= Aqui Esta Burial Mound =

Prehistoric burial site in Charlotte County, Florida, US

Aqui Esta Burial Mound (8CH68), also referred to as the Alligator Creek or Punta Gorda Mound, is a prehistoric sand burial mound located in Punta Gorda, Florida, United States.

== History ==
The multi-use burial mound has been associated with the Calusa. Five burials excavated early in the 20th century by Wainwright may have been from this mound. In 1975 the mound, which was originally circular, measured 24.4 m wide by 42.7 m long and 2.1 m high. The mound has been excavated by several archaeologists, as well as amateurs and pot hunters. Around 100 burials have been found, mostly secondary, sometimes consisting of just a skull and the long bones. While the mound was probably in continuous use, a mass burial of 35-40 individuals was found. Ceramic and other artifacts recovered from the mound in 1975 by James Miller has made the Aqui Esta one of the most significant sites in peninsular Florida.
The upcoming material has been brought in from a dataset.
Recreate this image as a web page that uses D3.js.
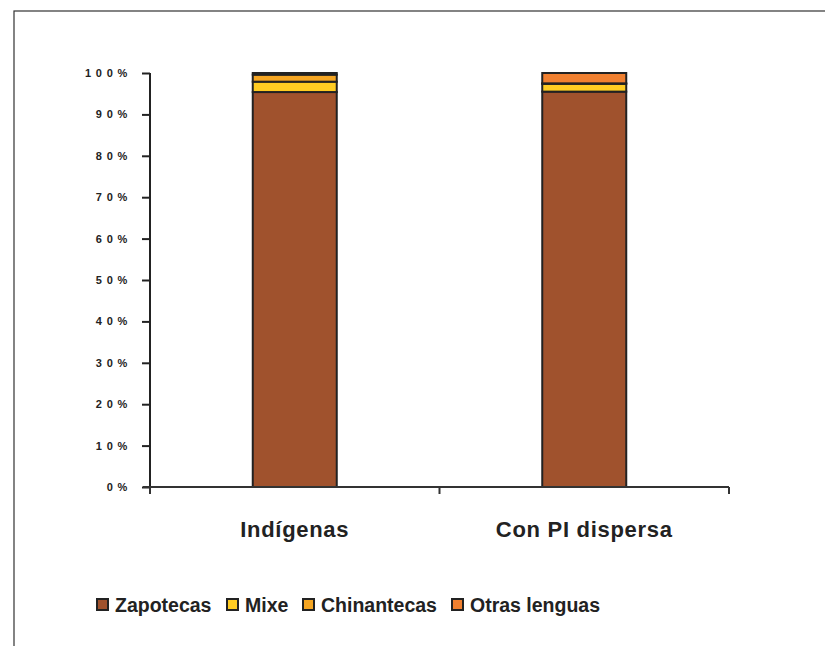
<!DOCTYPE html>
<html><head><meta charset="utf-8">
<script src="https://cdn.jsdelivr.net/npm/d3@7"></script>
<style>body{margin:0;background:#fff}svg{display:block}</style>
</head><body>
<script>
const categories = ["Indígenas", "Con PI dispersa"];
const seriesNames = ["Zapotecas", "Mixe", "Chinantecas", "Otras lenguas"];
const zapotecas = [95.4, 95.5];
const mixe = [2.5, 1.9];
const chinantecas = [1.7, 0.1];
const otras = [0.4, 2.5];
const yTicks = [0, 10, 20, 30, 40, 50, 60, 70, 80, 90, 100];
const colors = ["#A0522D", "#FFCC22", "#F5A623", "#F08030"];

const W = 825, H = 646;
const svg = d3.select("body").append("svg").attr("width", W).attr("height", H);
svg.append("rect").attr("x", 14).attr("y", 11).attr("width", W).attr("height", H)
  .attr("fill", "#fff").attr("stroke", "#333").attr("stroke-width", 1.2);

const x0 = 150, x1 = 729, yTop = 73, yBot = 487;
const y = d3.scaleLinear().domain([0, 100]).range([yBot, yTop]);
const x = d3.scaleBand().domain(categories).range([x0, x1]).paddingInner(0).paddingOuter(0);
const barW = 84;

const rows = categories.map((c, i) => ({cat: c, Zapotecas: zapotecas[i], Mixe: mixe[i], Chinantecas: chinantecas[i], "Otras lenguas": otras[i]}));
const stack = d3.stack().keys(seriesNames)(rows);

const g = svg.append("g");
stack.forEach((layer, li) => {
  g.selectAll(null).data(layer).enter().append("rect")
    .attr("x", d => x(d.data.cat) + x.bandwidth() / 2 - barW / 2)
    .attr("width", barW)
    .attr("y", d => y(d[1]))
    .attr("height", d => y(d[0]) - y(d[1]))
    .attr("fill", colors[li])
    .attr("stroke", "#222").attr("stroke-width", 2);
});

// y axis
const ya = svg.append("g").attr("transform", `translate(${x0},0)`)
  .call(d3.axisLeft(y).tickValues(yTicks).tickSize(8).tickPadding(14)
    .tickFormat(d => (String(d) + "%").split("").join(" ")));
ya.select(".domain").attr("stroke", "#222").attr("stroke-width", 2).attr("d", `M0,${yTop}V${yBot}`);
ya.selectAll(".tick line").attr("stroke", "#222").attr("stroke-width", 2);
ya.selectAll(".tick text").attr("font-family", "Liberation Sans, Arial, sans-serif")
  .attr("font-size", 11).attr("font-weight", "bold").attr("fill", "#222")
  .attr("letter-spacing", "0.8px");

// x axis
const xa = svg.append("g").attr("transform", `translate(0,${yBot})`);
xa.append("line").attr("x1", x0 - 7).attr("x2", x1).attr("y1", 0).attr("y2", 0)
  .attr("stroke", "#333").attr("stroke-width", 2);
const bounds = [x0, ...categories.map(c => x(c) + x.bandwidth())];
xa.selectAll(null).data(bounds).enter().append("line")
  .attr("x1", d => d).attr("x2", d => d).attr("y1", 0).attr("y2", 7)
  .attr("stroke", "#333").attr("stroke-width", 2);
xa.selectAll(null).data(categories).enter().append("text")
  .attr("x", d => x(d) + x.bandwidth() / 2).attr("y", 50)
  .attr("text-anchor", "middle")
  .attr("font-family", "Liberation Sans, Arial, sans-serif")
  .attr("font-size", 22).attr("font-weight", "bold").attr("fill", "#222")
  .attr("letter-spacing", "0.7px")
  .text(d => d);

// legend
const legX = [97, 227, 303, 452];
const leg = svg.append("g");
seriesNames.forEach((s, i) => {
  const lg = leg.append("g").attr("transform", `translate(${legX[i]},599)`);
  lg.append("rect").attr("x", 0).attr("y", 0).attr("width", 11).attr("height", 11)
    .attr("fill", colors[i]).attr("stroke", "#222").attr("stroke-width", 2);
  lg.append("text").attr("x", 18).attr("y", 13)
    .attr("font-family", "Liberation Sans, Arial, sans-serif")
    .attr("font-size", 19.5).attr("font-weight", "bold").attr("fill", "#222")
    .text(s);
});
</script>
</body></html>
Approximately 45 rare shell cups, along with exotic incised ceramics vessels from Fort Walton and St. John, both 200 mi to the north, were excavated.

The most recent discovery by the ceramics curator for the Florida Museum of Natural History, in 2005, were examples of Safety Harbor ceramics that employed a paste containing mica, a mineral found closest in the Appalachians in Georgia. Luer concluded that the site correlates with the Safety Harbor culture, 1000–1200. Recent discoveries and theories by Martin Byers concerning the Hopewell culture and Mississippian culture indicate that Aqui Esta was a jointly created and maintained earthwork site used by trans-regional cult members. The mound therefore may date to the period assigned by Byers, 200 B.C.